The election of the former councillor His election to the management board of the Easton Jamia Mosque is the first time a British-born Muslim has been handed such a major responsibility.
And the former city councillor believes the move is crucial in the move to defend his religion from outside criticism and to keep younger members from falling into the clutches of militants.
“This is a massive move for a mosque in Bristol and I think it is the first time this has happened in the city,” Mr Malik said.
“You have to remember that the mosques were set up when people first came to this country more than 40 years ago from countries such as Pakistan.
“They were very different times and the mosques were set up by people who were new to this country and had a very different set of experiences.
“To be asked to run the mosque is a great honour and is a very big move forward for the community. We will be taking a very different approach based around our experiences.”
The Easton Mosque is one of the most prominent in the city and it prides itself on its links to the local community and its multi- culturalism.
The mosque on St Marks Road is right in the centre of Bristol’s largest Asian community and also has strong links to the local business community.
The 39-year-old set up a Halal butchery business, Pak Butchers, which now has seven shops, and was also an active politician, but in recent years his religion has come to play a much more important part in his life.
He has handed over the management of his business to relatives and taken a step back from politics to play a more active role in the Easton community.
His faith has also become more important to him and he regularly prays.
He said: “There is no doubt that it has become tougher than ever to be a Muslim in this country. Obviously, things were really difficult after September 11 and the community felt under siege.
“The murder of Lee Rigby and events such as the attack in Kenya have made things really tough, Muslims do feel like they have to justify themselves and their religion.
“We also need to be more open and we need to be able to show that the Muslim religion is one of peace and not one of hatred.”
Abdul does not regret his time in politics but is now more than happy to concentrate his efforts and time on his community and the mosque.
He added: “I could have moved out of the Easton area but we decided we wanted to stay put. I like being a part of the community, there is always something going on and there is always someone to speak to.
“Being part of the community is really important to me and that is part of the reason why I agreed to get involved with the mosque.”

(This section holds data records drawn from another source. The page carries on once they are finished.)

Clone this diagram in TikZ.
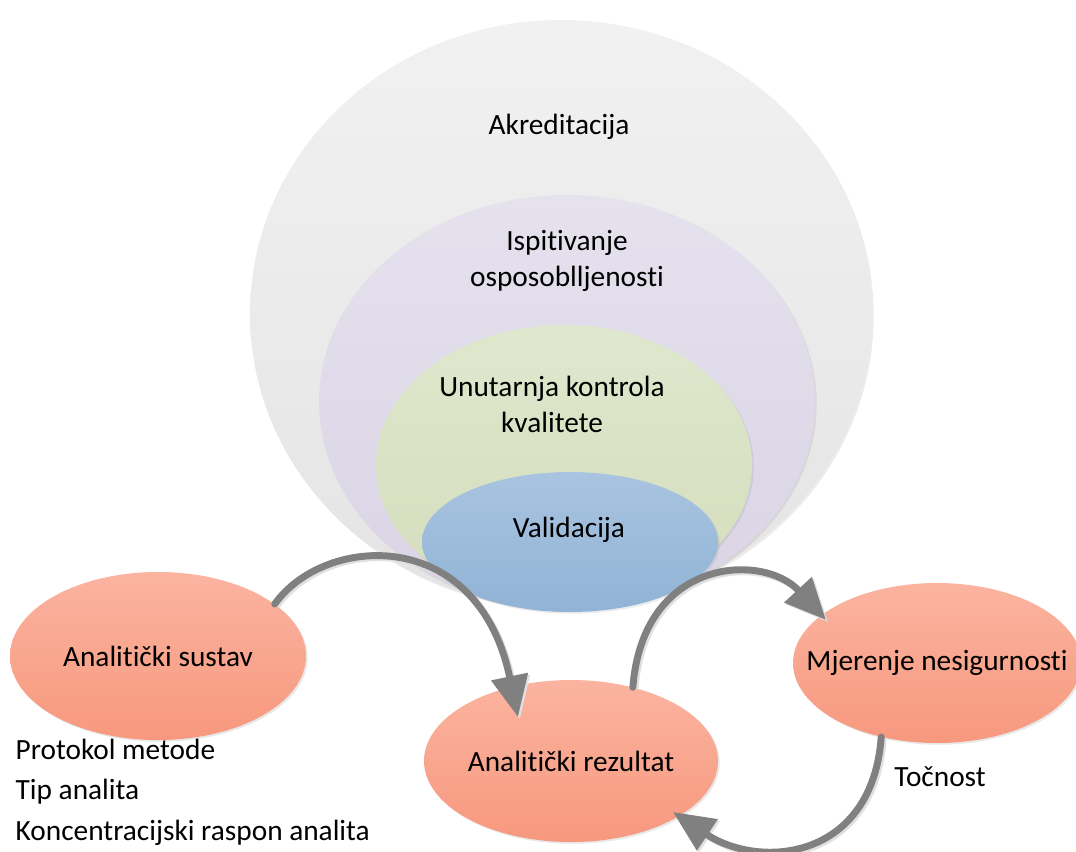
\documentclass[tikz,border=0pt]{standalone}
\usepackage{fontspec}
\setmainfont{Carlito}[Ligatures=NoCommon]
\usetikzlibrary{shapes.geometric,arrows.meta,shadows}

\definecolor{akrTop}{RGB}{241,241,241}
\definecolor{akrBot}{RGB}{228,228,228}
\definecolor{ispTop}{RGB}{229,225,237}
\definecolor{ispBot}{RGB}{218,212,229}
\definecolor{ukkTop}{RGB}{223,231,205}
\definecolor{ukkBot}{RGB}{213,221,189}
\definecolor{valTop}{RGB}{168,196,224}
\definecolor{valBot}{RGB}{145,179,214}
\definecolor{salTop}{RGB}{251,180,160}
\definecolor{salBot}{RGB}{247,152,126}
\definecolor{arrGray}{RGB}{128,128,128}

\begin{document}
\begin{tikzpicture}[x=0.75pt,y=0.75pt,yscale=-1,xscale=1,
  every node/.style={font=\fontsize{22}{27}\selectfont},
  ring/.style={ellipse, inner sep=0pt, drop shadow={shadow xshift=1.3pt, shadow yshift=-1.3pt, opacity=0.15}},
  salmon/.style={ellipse, inner xsep=-60pt, inner ysep=0pt, top color=salTop, bottom color=salBot, drop shadow={shadow xshift=1.3pt, shadow yshift=-1.3pt, opacity=0.18}},
  flow/.style={draw=arrGray, line width=5.2pt, line cap=round, -{Triangle[length=31pt,width=27pt]}, preaction={draw=black!12, line width=5.2pt, transform canvas={shift={(1.5pt,-1.5pt)}}}}
]
%set diagram size 1076 x 851
\path[use as bounding box] (0,0) rectangle (1076,851);

%Nested ellipses
\node[ring, top color=akrTop, bottom color=akrBot, minimum width=466.5pt, minimum height=441pt] (akr) at (561,314) {};
\node[ring, top color=ispTop, bottom color=ispBot, minimum width=372pt, minimum height=310.5pt] (isp) at (567,402) {};
\node[ring, top color=ukkTop, bottom color=ukkBot, minimum width=282pt, minimum height=210pt] (ukk) at (564,465) {};
\node[ring, top color=valTop, bottom color=valBot, minimum width=222pt, minimum height=105pt] (val) at (570,542) {};

% Text Node
\node (akrText) at (559,127) {Akreditacija};
% Text Node
\node[align=center] (ispText) at (567,261) {Ispitivanje\\osposoblljenosti};
% Text Node
\node[align=center] (ukkText) at (552,404) {Unutarnja kontrola\\kvalitete};
% Text Node
\node (valText) at (569,530) {Validacija};

%Process ellipses
\node[salmon, minimum width=222pt, minimum height=126pt] (sustav) at (158,656) {Analitički sustav};
\node[salmon, minimum width=220.5pt, minimum height=121.5pt] (rez) at (571,761) {Analitički rezultat};
\node[salmon, minimum width=216pt, minimum height=120pt] (mjer) at (937,663) {Mjerenje nesigurnosti};

% Text Node
\node[anchor=west, align=left, font=\fontsize{22}{30.5}\selectfont] (svojstva) at (11,792) {Protokol metode\\Tip analita\\Koncentracijski raspon analita};
% Text Node
\node (tocnost) at (940,777) {Točnost};

%Arrow tips
\coordinate (tipA) at ([shift={(-53,-44)}]rez.center);
\coordinate (tipB) at ([shift={(-111,-43)}]mjer.center);
\coordinate (tipC) at ([shift={(102,51)}]rez.center);

%Curved arrows
\draw[flow] (sustav.24) .. controls +(50,-70) and +(-40,-192) .. (tipA);
\draw[flow] (rez.50) .. controls +(10,-130) and +(-63,-68) .. (tipB);
\draw[flow] (mjer.233) .. controls +(-9,123) and +(87,58) .. (tipC);

\end{tikzpicture}
\end{document}
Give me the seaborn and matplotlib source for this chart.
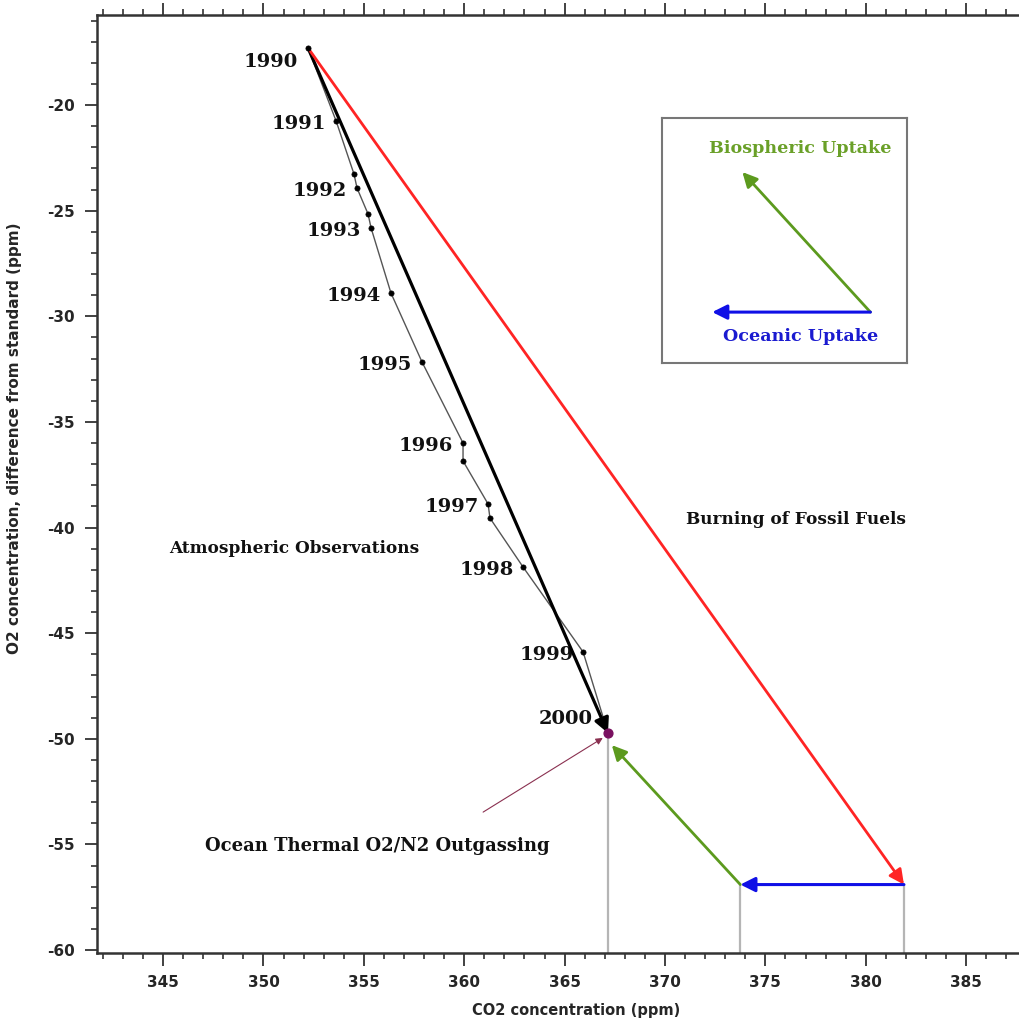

He said: “This was a really big step for the mosque to take, it is very big break with tradition.
“To be honest I never expected this to happen and when I got the phone call I was stunned, they have placed an incredible amount of trust in me and I feel very privileged.”
THE YOUNGER GENERATION
ABDUL believes there needs to be a focus for younger Muslims living in Bristol.
He said: “There are many younger people out there who have no real focus or help. They are looking for something and mosques like ours have a responsibility to the younger generation.
“We need to be open and welcoming so young people can come to us for guidance and help, at the moment they have no one to help them or guide them.
“Young people tend to learn about their religion from the internet and they have nowhere to go to for guidance or help. We want a mosque that is open and welcoming, somewhere where people can just come along and talk.”
BEING INVOLVED IN POLITICS
“WHEN I was involved in politics it made me feel very uneasy, I was not sure I could make that much difference and I always felt slightly patronised.
“The fact that I was an Asian was always brought up whenever I was mentioned and it made me feel like the token ethnic minority representative.
“It shouldn’t matter, if we were really living in a multicultural society then why did my background have to be talked about every time my name was mentioned?”